> [REQUIRED TASK] Copy the lines of the data below exactly, starting at the first and stopping after the line that contains "cliponaxis=False, showlegend=False))"; include no pictures.

--- BEGIN SUPPLIED ENTRIES ---

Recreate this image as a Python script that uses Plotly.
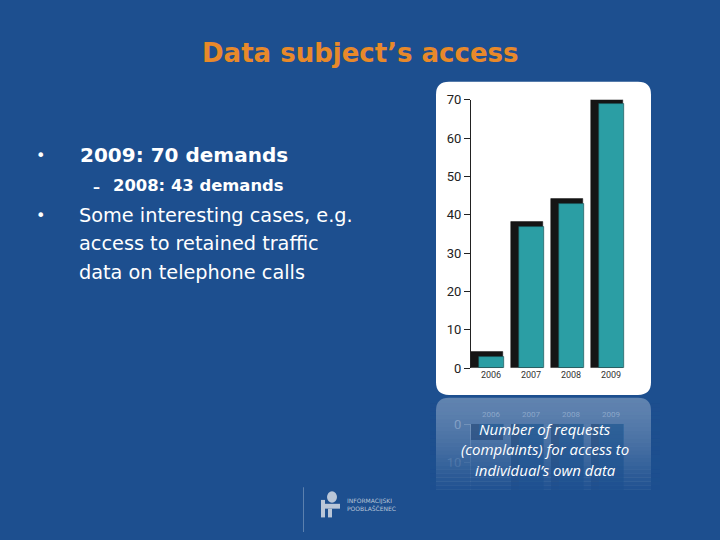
import plotly.graph_objects as go

# ---------------- data ----------------
years = ["2006", "2007", "2008", "2009"]
requests = [3, 37, 43, 69]
y_ticks = [0, 10, 20, 30, 40, 50, 60, 70]
refl_ticks = [0, 10, 20]

title_text = "Data subject’s access"
bullet_main = "2009: 70 demands"
bullet_sub = "2008: 43 demands"
bullet_2 = ["Some interesting cases, e.g.",
            "access to retained traffic",
            "data on telephone calls"]
caption_lines = ["Number of requests",
                 "(complaints) for access to",
                 "individual’s own data"]
logo_lines = ["INFORMACIJSKI", "POOBLAŠČENEC"]

# ---------------- helpers ----------------
W, H = 720, 540
BG = "#1d4f8f"
TEAL = "#2b9ea4"
DEPTH = 1.3


def px(x):
    return x / W


def py(y):
    return 1 - y / H


def rounded_path(x0, y0, x1, y1, r, top=True, bottom=True):
    X0, X1 = px(x0), px(x1)
    Y0, Y1 = py(y0), py(y1)
    rx, ry = r / W, r / H
    p = []
    if top:
        p.append(f"M {X0+rx},{Y0} L {X1-rx},{Y0} Q {X1},{Y0} {X1},{Y0-ry}")
    else:
        p.append(f"M {X0},{Y0} L {X1},{Y0}")
    if bottom:
        p.append(f"L {X1},{Y1+ry} Q {X1},{Y1} {X1-rx},{Y1} L {X0+rx},{Y1} Q {X0},{Y1} {X0},{Y1+ry}")
    else:
        p.append(f"L {X1},{Y1} L {X0},{Y1}")
    if top:
        p.append(f"L {X0},{Y0-ry} Q {X0},{Y0} {X0+rx},{Y0} Z")
    else:
        p.append("Z")
    return " ".join(p)


fig = go.Figure()

side_vals = [v + DEPTH for v in requests]

# main bars: dark side (depth) + teal front
fig.add_trace(go.Bar(x=years, y=side_vals, offset=-0.5, width=0.8,
                     marker=dict(color="#151515", line=dict(color="#111", width=0.5)),
                     cliponaxis=False, hoverinfo="skip", showlegend=False))
fig.add_trace(go.Bar(x=years, y=requests, offset=-0.29, width=0.62,
                     marker=dict(color=TEAL, line=dict(color="#1a4f52", width=0.6)),
                     cliponaxis=False, showlegend=False))

# reflection
fig.add_trace(go.Bar(x=years, y=side_vals, offset=-0.5, width=0.8, xaxis="x2", yaxis="y2",
                     marker=dict(color="#0f2f5a", line=dict(width=0)), opacity=0.45,
                     hoverinfo="skip", showlegend=False))
fig.add_trace(go.Bar(x=years, y=requests, offset=-0.29, width=0.62, xaxis="x2", yaxis="y2",
                     marker=dict(color="#2f69a3", line=dict(width=0)), opacity=0.7,
                     hoverinfo="skip", showlegend=False))

shapes = []
# white chart panel
shapes.append(dict(type="path", xref="paper", yref="paper", layer="below",
                   path=rounded_path(436, 77, 651, 399, 13),
                   fillcolor="white", line=dict(width=0)))
# reflected panel
shapes.append(dict(type="path", xref="paper", yref="paper", layer="below",
                   path=rounded_path(436, 402, 651, 540, 13, top=True, bottom=False),
                   fillcolor="rgba(255,255,255,0.30)", line=dict(width=0)))
# fade of the reflection
n = 24
y_start, y_end = 404, 500
for i in range(n):
    ya = y_start + (y_end - y_start) * i / n
    yb = y_start + (y_end - y_start) * (i + 1) / n
    op = ((i + 1) / n) ** 1.4
    shapes.append(dict(type="rect", xref="paper", yref="paper", layer="above",
                       x0=px(430), x1=px(660), y0=py(yb), y1=py(ya),
                       fillcolor=BG, opacity=op, line=dict(width=0)))
shapes.append(dict(type="rect", xref="paper", yref="paper", layer="above",
                   x0=px(430), x1=px(660), y0=0, y1=py(500),
                   fillcolor=BG, line=dict(width=0)))
# logo divider line
shapes.append(dict(type="line", xref="paper", yref="paper", layer="above",
                   x0=px(303.5), x1=px(303.5), y0=0, y1=py(494),
                   line=dict(color="rgba(255,255,255,0.28)", width=1)))
# logo icon
shapes.append(dict(type="circle", xref="paper", yref="paper", layer="above",
                   x0=px(327), x1=px(337), y0=py(510), y1=py(498),
                   fillcolor="#b9c6d8", line=dict(width=0)))
shapes.append(dict(type="rect", xref="paper", yref="paper", layer="above",
                   x0=px(321), x1=px(325), y0=py(525), y1=py(507),
                   fillcolor="#b9c6d8", line=dict(width=0)))
shapes.append(dict(type="rect", xref="paper", yref="paper", layer="above",
                   x0=px(325), x1=px(340), y0=py(516), y1=py(511),
                   fillcolor="#b9c6d8", line=dict(width=0)))
shapes.append(dict(type="rect", xref="paper", yref="paper", layer="above",
                   x0=px(328), x1=px(332), y0=py(525), y1=py(516),
                   fillcolor="#b9c6d8", line=dict(width=0)))

ann = []
ann.append(dict(text=f"<b>{title_text}</b>", x=px(360), y=py(47), xref="paper", yref="paper",
                xanchor="center", yanchor="middle", showarrow=False,
                font=dict(family="DejaVu Sans", size=26, color="#e8892a")))
TXT = dict(family="DejaVu Sans", color="white")
ann.append(dict(text="•", x=px(34), y=py(153), xref="paper", yref="paper", xanchor="left",
                yanchor="middle", showarrow=False, font=dict(size=16, **TXT)))
ann.append(dict(text=f"<b>{bullet_main}</b>", x=px(78), y=py(152), xref="paper", yref="paper",
                xanchor="left", yanchor="middle", showarrow=False, font=dict(size=20, **TXT)))
ann.append(dict(text="<b>–</b>", x=px(91), y=py(185), xref="paper", yref="paper", xanchor="left",
                yanchor="middle", showarrow=False, font=dict(size=14, **TXT)))
ann.append(dict(text=f"<b>{bullet_sub}</b>", x=px(111), y=py(184), xref="paper", yref="paper",
                xanchor="left", yanchor="middle", showarrow=False, font=dict(size=16.4, **TXT)))
ann.append(dict(text="•", x=px(34), y=py(214), xref="paper", yref="paper", xanchor="left",
                yanchor="middle", showarrow=False, font=dict(size=16, **TXT)))
for i, line in enumerate(bullet_2):
    ann.append(dict(text=line, x=px(77), y=py(214 + 29.5 * i), xref="paper", yref="paper",
                    xanchor="left", yanchor="middle", showarrow=False,
                    font=dict(size=19.3, **TXT)))
for i, line in enumerate(caption_lines):
    ann.append(dict(text=f"<i>{line}</i>", x=px(545), y=py(434 + 21 * i), xref="paper",
                    yref="paper", xanchor="center", yanchor="middle", showarrow=False,
                    borderpad=0,
                    font=dict(family="Open Sans", size=15, color="white")))
ann.append(dict(text="<br>".join(logo_lines), x=px(345), y=py(512), xref="paper", yref="paper",
                xanchor="left", yanchor="middle", showarrow=False, align="left",
                font=dict(family="DejaVu Sans", size=6, color="#b9c6d8")))

fig.update_layout(
    width=W, height=H,
    margin=dict(l=0, r=0, t=0, b=0),
    paper_bgcolor=BG, plot_bgcolor="rgba(0,0,0,0)",
    barmode="overlay", bargap=0, showlegend=False,
    shapes=shapes, annotations=ann,
    xaxis=dict(domain=[px(471), px(631)], anchor="y", showgrid=False, zeroline=False,
               showline=False, ticks="", tickfont=dict(family="Liberation Sans Narrow, Roboto",
                                                      size=9, color="#333"),
               fixedrange=True),
    yaxis=dict(domain=[py(371.5), py(95.5)], range=[0, 70], anchor="x", tickvals=y_ticks,
               showgrid=False, zeroline=False, showline=True, linecolor="#222", linewidth=1,
               ticks="outside", ticklen=6, tickcolor="#222",
               tickfont=dict(family="Liberation Sans Narrow, Roboto", size=13, color="#222"),
               fixedrange=True),
    xaxis2=dict(domain=[px(471), px(631)], anchor="y2", side="top", showgrid=False,
                zeroline=False, showline=False, ticks="", ticklabelstandoff=4,
                tickfont=dict(family="Liberation Sans Narrow, Roboto", size=8,
                              color="rgba(200,215,235,0.55)")),
    yaxis2=dict(domain=[0, py(429)], range=[28.2, 0], anchor="x2", tickvals=refl_ticks,
                showgrid=False, zeroline=False, showline=True,
                linecolor="rgba(200,215,235,0.35)", ticks="outside", ticklen=6,
                tickcolor="rgba(200,215,235,0.35)",
                tickfont=dict(family="Liberation Sans Narrow, Roboto", size=13,
                              color="rgba(200,215,235,0.55)")),
)

fig.write_html("out.html")
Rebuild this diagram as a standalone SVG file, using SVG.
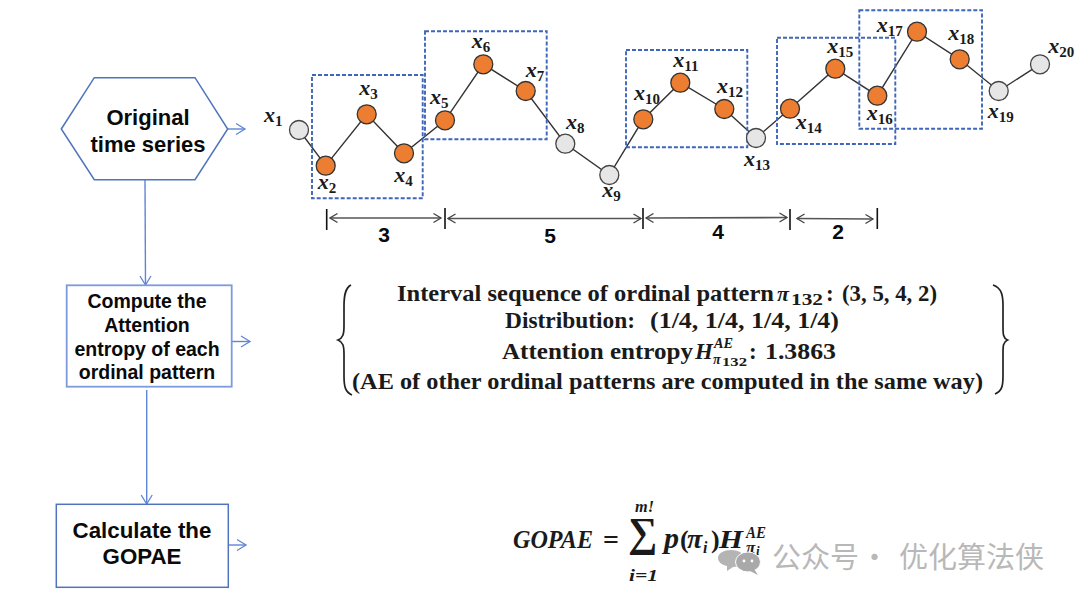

--- END SUPPLIED ENTRIES ---

> [FINISHED TASK]
Recreate this image as a Python script that uses Plotly.
import plotly.graph_objects as go

# ---------------- data ----------------
years = ["2006", "2007", "2008", "2009"]
requests = [3, 37, 43, 69]
y_ticks = [0, 10, 20, 30, 40, 50, 60, 70]
refl_ticks = [0, 10, 20]

title_text = "Data subject’s access"
bullet_main = "2009: 70 demands"
bullet_sub = "2008: 43 demands"
bullet_2 = ["Some interesting cases, e.g.",
            "access to retained traffic",
            "data on telephone calls"]
caption_lines = ["Number of requests",
                 "(complaints) for access to",
                 "individual’s own data"]
logo_lines = ["INFORMACIJSKI", "POOBLAŠČENEC"]

# ---------------- helpers ----------------
W, H = 720, 540
BG = "#1d4f8f"
TEAL = "#2b9ea4"
DEPTH = 1.3


def px(x):
    return x / W


def py(y):
    return 1 - y / H


def rounded_path(x0, y0, x1, y1, r, top=True, bottom=True):
    X0, X1 = px(x0), px(x1)
    Y0, Y1 = py(y0), py(y1)
    rx, ry = r / W, r / H
    p = []
    if top:
        p.append(f"M {X0+rx},{Y0} L {X1-rx},{Y0} Q {X1},{Y0} {X1},{Y0-ry}")
    else:
        p.append(f"M {X0},{Y0} L {X1},{Y0}")
    if bottom:
        p.append(f"L {X1},{Y1+ry} Q {X1},{Y1} {X1-rx},{Y1} L {X0+rx},{Y1} Q {X0},{Y1} {X0},{Y1+ry}")
    else:
        p.append(f"L {X1},{Y1} L {X0},{Y1}")
    if top:
        p.append(f"L {X0},{Y0-ry} Q {X0},{Y0} {X0+rx},{Y0} Z")
    else:
        p.append("Z")
    return " ".join(p)


fig = go.Figure()

side_vals = [v + DEPTH for v in requests]

# main bars: dark side (depth) + teal front
fig.add_trace(go.Bar(x=years, y=side_vals, offset=-0.5, width=0.8,
                     marker=dict(color="#151515", line=dict(color="#111", width=0.5)),
                     cliponaxis=False, hoverinfo="skip", showlegend=False))
fig.add_trace(go.Bar(x=years, y=requests, offset=-0.29, width=0.62,
                     marker=dict(color=TEAL, line=dict(color="#1a4f52", width=0.6)),
                     cliponaxis=False, showlegend=False))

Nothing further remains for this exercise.